Amway's corporate culture is one that always has emphasized consolidation, leveraging and strategic procurement, Ardis said, leading to the generally easy acceptance of meetings centralization both internationally and domestically. Yet, mandates certainly help compliance, as evidenced by Amway's 2001 domestic centralization effort. Under the terms of that program, internal sponsors must contact Ardis' department at the onset of planning a particular meeting, at which point the event is placed on an internal calendar and assigned an event planner. The events department manages all negotiation and site selection. Meeting costs are paid by internal departmental budgets, so though Ardis has no particular direction over how that money is spent, he does require the use of preferred properties unless specific justification can be provided for the use of nonpreferred properties. There are no penalties for noncompliance since compliance runs at more than 90 percent. The noncompliant typically are new employees unaware of the policy.

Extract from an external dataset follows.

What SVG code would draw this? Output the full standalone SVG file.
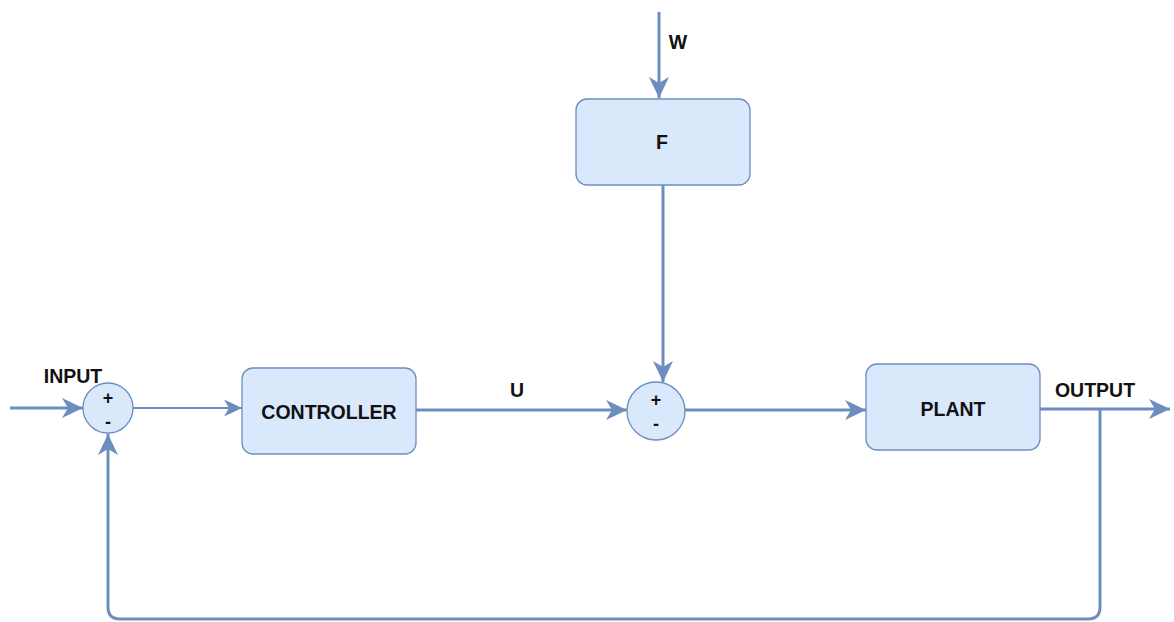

With meetings centralized domestically and the international counterpart program generating savings, Ardis' department also is adding corporate travel management to its repertoire—a very rare move in the industry. While corporate travel departments sometimes assume responsibility for meetings management, the opposite is extremely atypical. Ardis said many of the philosophies deployed on the meetings side will be brought to the corporate travel business. "We're just touching the tip of the iceberg," he said. "We know what we have and what we need to do. We have developed polices and preferred suppliers, but it's a framework, and we're looking and evaluating now where we can save money."
The rarity of the meetings department head assuming corporate travel management responsibilities is not lost on Ardis. "We drove it," he said. "Often, the head of corporate travel is a finance guy, but we jumped on the bandwagon with numbers."